EXERCISE DETAILS: Copy exactly the lines from the one containing "Write the Apache ECharts code for this chart." through the one containing "14, 8, 6, 5, 5];", both included, and leave out any pictures.

^^^^^^^^

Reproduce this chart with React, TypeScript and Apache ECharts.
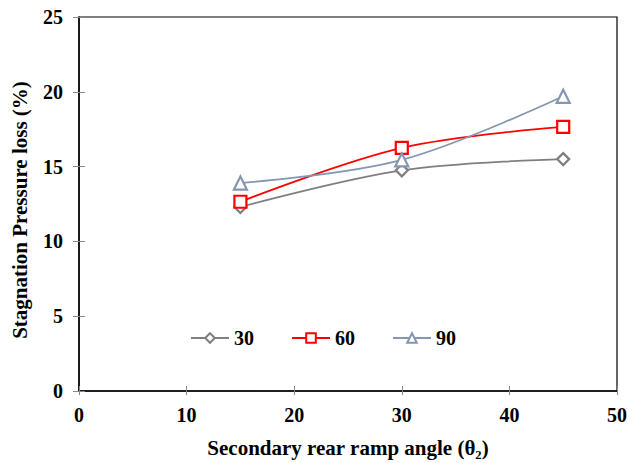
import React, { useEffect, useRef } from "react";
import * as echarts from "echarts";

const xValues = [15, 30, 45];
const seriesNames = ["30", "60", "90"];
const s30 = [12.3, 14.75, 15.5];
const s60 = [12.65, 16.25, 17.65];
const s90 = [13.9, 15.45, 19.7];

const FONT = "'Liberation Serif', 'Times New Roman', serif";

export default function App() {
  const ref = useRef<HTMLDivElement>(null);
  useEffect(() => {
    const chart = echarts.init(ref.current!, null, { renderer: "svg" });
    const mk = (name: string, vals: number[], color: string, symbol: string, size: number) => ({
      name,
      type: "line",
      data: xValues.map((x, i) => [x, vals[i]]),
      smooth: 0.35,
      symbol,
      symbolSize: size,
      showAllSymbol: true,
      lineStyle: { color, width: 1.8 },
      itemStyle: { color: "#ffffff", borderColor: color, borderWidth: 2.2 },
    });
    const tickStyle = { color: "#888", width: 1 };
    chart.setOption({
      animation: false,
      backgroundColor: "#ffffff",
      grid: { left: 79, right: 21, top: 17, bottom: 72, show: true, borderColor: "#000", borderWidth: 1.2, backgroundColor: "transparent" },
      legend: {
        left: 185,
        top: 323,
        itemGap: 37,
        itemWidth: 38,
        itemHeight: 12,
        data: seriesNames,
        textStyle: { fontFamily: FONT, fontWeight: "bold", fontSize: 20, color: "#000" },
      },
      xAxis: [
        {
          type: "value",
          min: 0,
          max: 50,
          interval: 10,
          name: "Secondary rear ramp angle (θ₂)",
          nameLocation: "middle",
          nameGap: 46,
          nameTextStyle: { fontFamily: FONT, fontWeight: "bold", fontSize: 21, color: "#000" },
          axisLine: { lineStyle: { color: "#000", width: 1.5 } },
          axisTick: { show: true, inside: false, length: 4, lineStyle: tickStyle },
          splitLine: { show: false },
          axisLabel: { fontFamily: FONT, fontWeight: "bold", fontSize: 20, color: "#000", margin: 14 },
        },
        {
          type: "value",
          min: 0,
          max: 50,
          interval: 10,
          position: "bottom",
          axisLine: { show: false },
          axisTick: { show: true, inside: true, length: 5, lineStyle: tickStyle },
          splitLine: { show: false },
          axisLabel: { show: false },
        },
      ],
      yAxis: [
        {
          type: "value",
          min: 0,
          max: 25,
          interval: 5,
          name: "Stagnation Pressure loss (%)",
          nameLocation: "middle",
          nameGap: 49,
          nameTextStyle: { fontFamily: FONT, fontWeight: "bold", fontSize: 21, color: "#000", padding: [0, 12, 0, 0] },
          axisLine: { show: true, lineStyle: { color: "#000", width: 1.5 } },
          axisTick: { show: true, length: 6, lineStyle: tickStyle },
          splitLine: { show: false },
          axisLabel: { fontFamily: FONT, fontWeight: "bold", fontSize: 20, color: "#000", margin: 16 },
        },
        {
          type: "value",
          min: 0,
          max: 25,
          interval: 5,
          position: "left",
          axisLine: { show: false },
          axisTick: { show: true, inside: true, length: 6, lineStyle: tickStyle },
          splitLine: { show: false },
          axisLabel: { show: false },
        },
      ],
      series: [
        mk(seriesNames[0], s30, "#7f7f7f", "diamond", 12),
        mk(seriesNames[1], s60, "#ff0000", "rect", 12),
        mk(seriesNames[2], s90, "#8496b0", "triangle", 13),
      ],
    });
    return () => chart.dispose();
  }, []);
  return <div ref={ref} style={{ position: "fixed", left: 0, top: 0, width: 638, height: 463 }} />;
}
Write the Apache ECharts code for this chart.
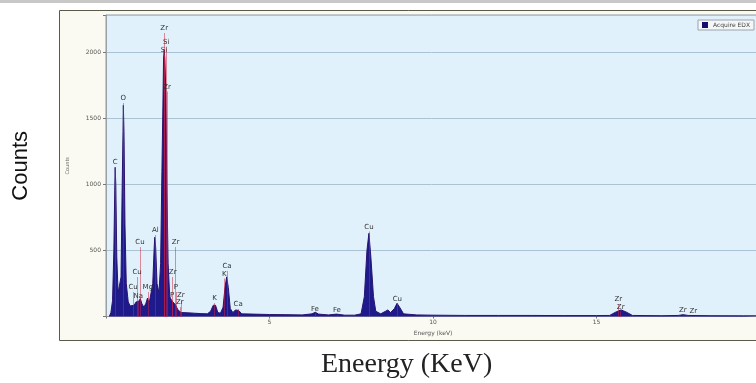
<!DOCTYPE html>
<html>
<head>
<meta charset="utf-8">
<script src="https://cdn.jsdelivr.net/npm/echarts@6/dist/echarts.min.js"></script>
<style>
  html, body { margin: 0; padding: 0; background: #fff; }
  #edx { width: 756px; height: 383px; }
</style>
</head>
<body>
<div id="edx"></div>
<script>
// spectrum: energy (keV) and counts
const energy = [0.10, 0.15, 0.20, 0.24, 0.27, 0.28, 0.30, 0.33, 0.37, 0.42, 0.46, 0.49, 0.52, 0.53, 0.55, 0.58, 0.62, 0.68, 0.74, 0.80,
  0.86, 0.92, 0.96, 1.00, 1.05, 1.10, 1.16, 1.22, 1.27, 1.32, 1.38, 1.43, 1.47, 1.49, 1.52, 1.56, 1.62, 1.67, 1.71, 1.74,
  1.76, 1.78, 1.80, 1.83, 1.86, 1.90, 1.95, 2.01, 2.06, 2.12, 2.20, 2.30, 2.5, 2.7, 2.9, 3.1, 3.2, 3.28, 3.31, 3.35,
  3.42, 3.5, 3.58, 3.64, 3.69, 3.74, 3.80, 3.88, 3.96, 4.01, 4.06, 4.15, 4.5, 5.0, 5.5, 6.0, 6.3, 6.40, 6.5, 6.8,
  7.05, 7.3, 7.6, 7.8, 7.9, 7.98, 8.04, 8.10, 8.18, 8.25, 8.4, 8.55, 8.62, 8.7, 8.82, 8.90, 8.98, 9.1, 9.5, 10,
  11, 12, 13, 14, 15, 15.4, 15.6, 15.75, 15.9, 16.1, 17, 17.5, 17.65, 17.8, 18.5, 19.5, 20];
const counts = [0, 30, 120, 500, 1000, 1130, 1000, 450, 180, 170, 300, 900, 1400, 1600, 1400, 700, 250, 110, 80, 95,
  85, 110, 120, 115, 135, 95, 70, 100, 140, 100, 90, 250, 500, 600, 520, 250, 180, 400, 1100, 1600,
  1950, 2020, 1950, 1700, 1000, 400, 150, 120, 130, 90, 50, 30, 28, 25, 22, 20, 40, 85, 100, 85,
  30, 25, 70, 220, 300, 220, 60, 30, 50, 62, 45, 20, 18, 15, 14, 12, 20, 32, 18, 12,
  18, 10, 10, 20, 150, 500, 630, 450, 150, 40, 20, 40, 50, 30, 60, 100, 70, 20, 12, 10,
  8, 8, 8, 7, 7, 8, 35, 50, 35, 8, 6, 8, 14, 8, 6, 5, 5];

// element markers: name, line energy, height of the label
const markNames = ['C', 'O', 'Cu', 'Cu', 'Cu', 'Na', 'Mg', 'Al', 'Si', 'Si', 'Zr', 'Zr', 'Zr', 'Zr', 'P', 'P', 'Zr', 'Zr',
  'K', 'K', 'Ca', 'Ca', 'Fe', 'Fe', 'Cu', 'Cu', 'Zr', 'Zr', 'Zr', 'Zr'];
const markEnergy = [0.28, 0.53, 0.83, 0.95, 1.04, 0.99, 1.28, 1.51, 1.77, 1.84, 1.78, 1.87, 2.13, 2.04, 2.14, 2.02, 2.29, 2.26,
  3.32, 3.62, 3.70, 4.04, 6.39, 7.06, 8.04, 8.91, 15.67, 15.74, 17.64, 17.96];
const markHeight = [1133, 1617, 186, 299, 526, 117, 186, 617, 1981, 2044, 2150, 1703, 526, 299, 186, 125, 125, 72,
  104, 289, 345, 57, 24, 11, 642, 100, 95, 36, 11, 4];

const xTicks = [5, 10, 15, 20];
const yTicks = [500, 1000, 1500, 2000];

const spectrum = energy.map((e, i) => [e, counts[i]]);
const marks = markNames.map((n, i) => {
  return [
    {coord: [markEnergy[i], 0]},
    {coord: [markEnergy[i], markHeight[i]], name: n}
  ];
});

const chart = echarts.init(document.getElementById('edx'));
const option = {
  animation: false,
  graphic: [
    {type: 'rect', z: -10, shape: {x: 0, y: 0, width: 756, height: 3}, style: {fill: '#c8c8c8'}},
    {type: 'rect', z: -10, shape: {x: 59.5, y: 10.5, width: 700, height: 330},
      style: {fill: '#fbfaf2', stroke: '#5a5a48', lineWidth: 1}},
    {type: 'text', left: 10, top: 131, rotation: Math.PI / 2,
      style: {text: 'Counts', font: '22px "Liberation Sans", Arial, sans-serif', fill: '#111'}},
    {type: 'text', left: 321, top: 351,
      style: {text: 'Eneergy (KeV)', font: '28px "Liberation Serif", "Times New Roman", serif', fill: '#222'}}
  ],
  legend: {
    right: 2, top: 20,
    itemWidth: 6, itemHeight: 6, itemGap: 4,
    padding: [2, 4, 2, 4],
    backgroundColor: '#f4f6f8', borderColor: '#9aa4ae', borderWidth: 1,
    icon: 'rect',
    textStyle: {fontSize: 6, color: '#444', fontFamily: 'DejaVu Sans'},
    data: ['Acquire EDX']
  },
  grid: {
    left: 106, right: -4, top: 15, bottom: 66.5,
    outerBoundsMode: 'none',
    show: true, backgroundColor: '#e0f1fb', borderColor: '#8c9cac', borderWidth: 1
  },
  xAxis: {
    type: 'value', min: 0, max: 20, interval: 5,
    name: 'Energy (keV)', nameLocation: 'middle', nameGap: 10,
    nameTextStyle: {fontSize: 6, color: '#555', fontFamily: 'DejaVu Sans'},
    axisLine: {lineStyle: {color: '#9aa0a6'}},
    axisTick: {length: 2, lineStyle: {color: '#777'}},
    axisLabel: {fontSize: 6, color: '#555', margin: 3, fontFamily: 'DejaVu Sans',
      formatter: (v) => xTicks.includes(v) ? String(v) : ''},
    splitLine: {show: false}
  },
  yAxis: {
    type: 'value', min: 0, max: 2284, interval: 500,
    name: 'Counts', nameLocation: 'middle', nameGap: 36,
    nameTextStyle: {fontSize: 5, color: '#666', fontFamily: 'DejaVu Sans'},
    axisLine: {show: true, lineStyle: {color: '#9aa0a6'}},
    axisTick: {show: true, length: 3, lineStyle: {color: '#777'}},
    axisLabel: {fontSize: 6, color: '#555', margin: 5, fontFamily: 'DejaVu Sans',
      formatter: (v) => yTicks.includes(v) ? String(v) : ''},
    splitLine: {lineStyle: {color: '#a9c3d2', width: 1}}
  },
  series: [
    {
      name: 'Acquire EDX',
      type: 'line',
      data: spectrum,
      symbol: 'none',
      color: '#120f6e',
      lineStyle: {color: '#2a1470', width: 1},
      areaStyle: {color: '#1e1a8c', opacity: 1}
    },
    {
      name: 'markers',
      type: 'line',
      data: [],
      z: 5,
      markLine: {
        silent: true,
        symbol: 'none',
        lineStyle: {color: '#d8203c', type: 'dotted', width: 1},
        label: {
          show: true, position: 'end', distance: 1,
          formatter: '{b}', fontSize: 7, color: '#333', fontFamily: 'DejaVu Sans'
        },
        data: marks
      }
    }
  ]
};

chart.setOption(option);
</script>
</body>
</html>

^^^^^^^^

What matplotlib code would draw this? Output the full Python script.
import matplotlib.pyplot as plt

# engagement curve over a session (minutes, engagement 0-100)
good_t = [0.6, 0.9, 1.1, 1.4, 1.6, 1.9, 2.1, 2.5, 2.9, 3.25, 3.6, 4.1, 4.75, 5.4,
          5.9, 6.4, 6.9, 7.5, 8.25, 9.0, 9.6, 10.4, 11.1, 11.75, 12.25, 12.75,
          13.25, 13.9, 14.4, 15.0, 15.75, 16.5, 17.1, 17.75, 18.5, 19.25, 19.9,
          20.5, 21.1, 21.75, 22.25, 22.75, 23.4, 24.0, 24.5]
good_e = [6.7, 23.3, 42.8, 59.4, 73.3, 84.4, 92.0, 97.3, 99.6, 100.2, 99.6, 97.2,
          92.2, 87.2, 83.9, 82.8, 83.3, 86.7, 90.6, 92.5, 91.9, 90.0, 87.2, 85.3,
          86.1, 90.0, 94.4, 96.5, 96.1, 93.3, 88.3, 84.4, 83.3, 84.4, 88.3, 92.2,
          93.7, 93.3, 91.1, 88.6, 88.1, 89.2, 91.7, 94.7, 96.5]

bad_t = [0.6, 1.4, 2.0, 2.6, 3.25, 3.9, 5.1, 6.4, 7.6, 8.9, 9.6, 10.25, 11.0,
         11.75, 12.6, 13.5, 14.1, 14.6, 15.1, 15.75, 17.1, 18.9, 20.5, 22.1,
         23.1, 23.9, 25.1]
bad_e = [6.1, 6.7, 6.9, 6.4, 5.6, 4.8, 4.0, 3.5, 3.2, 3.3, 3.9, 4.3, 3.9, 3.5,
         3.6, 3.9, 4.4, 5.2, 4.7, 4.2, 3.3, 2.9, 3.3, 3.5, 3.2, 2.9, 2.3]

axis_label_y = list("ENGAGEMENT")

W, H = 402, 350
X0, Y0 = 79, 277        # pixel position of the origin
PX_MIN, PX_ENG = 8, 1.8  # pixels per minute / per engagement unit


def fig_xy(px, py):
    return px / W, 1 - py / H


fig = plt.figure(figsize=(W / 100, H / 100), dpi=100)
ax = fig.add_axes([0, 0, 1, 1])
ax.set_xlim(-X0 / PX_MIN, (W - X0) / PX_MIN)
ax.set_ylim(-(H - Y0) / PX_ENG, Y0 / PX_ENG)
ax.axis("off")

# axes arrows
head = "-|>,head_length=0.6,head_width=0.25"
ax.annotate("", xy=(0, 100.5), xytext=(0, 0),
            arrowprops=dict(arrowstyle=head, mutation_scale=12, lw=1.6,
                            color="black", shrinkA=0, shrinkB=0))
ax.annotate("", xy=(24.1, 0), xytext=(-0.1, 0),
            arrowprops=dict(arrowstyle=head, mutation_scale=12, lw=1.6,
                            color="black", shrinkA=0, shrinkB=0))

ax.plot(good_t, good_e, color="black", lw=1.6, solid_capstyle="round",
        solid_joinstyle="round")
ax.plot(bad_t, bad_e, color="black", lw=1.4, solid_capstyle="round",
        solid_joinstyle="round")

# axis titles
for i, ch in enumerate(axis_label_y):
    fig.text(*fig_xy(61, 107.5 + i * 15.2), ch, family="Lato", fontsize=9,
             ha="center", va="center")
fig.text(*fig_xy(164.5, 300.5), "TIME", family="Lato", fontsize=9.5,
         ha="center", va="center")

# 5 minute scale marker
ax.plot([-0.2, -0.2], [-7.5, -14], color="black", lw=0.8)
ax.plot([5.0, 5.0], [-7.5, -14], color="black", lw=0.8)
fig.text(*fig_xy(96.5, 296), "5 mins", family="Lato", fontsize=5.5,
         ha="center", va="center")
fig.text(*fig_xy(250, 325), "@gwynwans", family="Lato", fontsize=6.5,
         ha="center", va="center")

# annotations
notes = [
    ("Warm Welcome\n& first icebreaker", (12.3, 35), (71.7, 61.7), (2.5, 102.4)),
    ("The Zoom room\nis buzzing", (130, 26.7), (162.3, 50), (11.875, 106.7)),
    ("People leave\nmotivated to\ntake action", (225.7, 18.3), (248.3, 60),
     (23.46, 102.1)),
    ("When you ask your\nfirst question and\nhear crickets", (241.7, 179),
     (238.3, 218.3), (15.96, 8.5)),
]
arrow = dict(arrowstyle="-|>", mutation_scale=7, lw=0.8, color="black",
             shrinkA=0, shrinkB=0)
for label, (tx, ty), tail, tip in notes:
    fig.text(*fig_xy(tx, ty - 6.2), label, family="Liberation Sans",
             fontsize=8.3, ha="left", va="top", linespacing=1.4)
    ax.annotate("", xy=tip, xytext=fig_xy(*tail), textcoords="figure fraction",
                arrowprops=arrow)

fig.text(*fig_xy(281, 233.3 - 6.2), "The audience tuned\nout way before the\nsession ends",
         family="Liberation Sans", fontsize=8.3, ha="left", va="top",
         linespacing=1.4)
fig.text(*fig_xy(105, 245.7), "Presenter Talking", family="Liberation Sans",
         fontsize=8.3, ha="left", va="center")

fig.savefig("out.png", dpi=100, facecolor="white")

^^^^^^^^

ANSWER FOR THE TASK:
Write the Apache ECharts code for this chart.
<!DOCTYPE html>
<html>
<head>
<meta charset="utf-8">
<script src="https://cdn.jsdelivr.net/npm/echarts@6/dist/echarts.min.js"></script>
<style>
  html, body { margin: 0; padding: 0; background: #fff; }
  #edx { width: 756px; height: 383px; }
</style>
</head>
<body>
<div id="edx"></div>
<script>
// spectrum: energy (keV) and counts
const energy = [0.10, 0.15, 0.20, 0.24, 0.27, 0.28, 0.30, 0.33, 0.37, 0.42, 0.46, 0.49, 0.52, 0.53, 0.55, 0.58, 0.62, 0.68, 0.74, 0.80,
  0.86, 0.92, 0.96, 1.00, 1.05, 1.10, 1.16, 1.22, 1.27, 1.32, 1.38, 1.43, 1.47, 1.49, 1.52, 1.56, 1.62, 1.67, 1.71, 1.74,
  1.76, 1.78, 1.80, 1.83, 1.86, 1.90, 1.95, 2.01, 2.06, 2.12, 2.20, 2.30, 2.5, 2.7, 2.9, 3.1, 3.2, 3.28, 3.31, 3.35,
  3.42, 3.5, 3.58, 3.64, 3.69, 3.74, 3.80, 3.88, 3.96, 4.01, 4.06, 4.15, 4.5, 5.0, 5.5, 6.0, 6.3, 6.40, 6.5, 6.8,
  7.05, 7.3, 7.6, 7.8, 7.9, 7.98, 8.04, 8.10, 8.18, 8.25, 8.4, 8.55, 8.62, 8.7, 8.82, 8.90, 8.98, 9.1, 9.5, 10,
  11, 12, 13, 14, 15, 15.4, 15.6, 15.75, 15.9, 16.1, 17, 17.5, 17.65, 17.8, 18.5, 19.5, 20];
const counts = [0, 30, 120, 500, 1000, 1130, 1000, 450, 180, 170, 300, 900, 1400, 1600, 1400, 700, 250, 110, 80, 95,
  85, 110, 120, 115, 135, 95, 70, 100, 140, 100, 90, 250, 500, 600, 520, 250, 180, 400, 1100, 1600,
  1950, 2020, 1950, 1700, 1000, 400, 150, 120, 130, 90, 50, 30, 28, 25, 22, 20, 40, 85, 100, 85,
  30, 25, 70, 220, 300, 220, 60, 30, 50, 62, 45, 20, 18, 15, 14, 12, 20, 32, 18, 12,
  18, 10, 10, 20, 150, 500, 630, 450, 150, 40, 20, 40, 50, 30, 60, 100, 70, 20, 12, 10,
  8, 8, 8, 7, 7, 8, 35, 50, 35, 8, 6, 8, 14, 8, 6, 5, 5];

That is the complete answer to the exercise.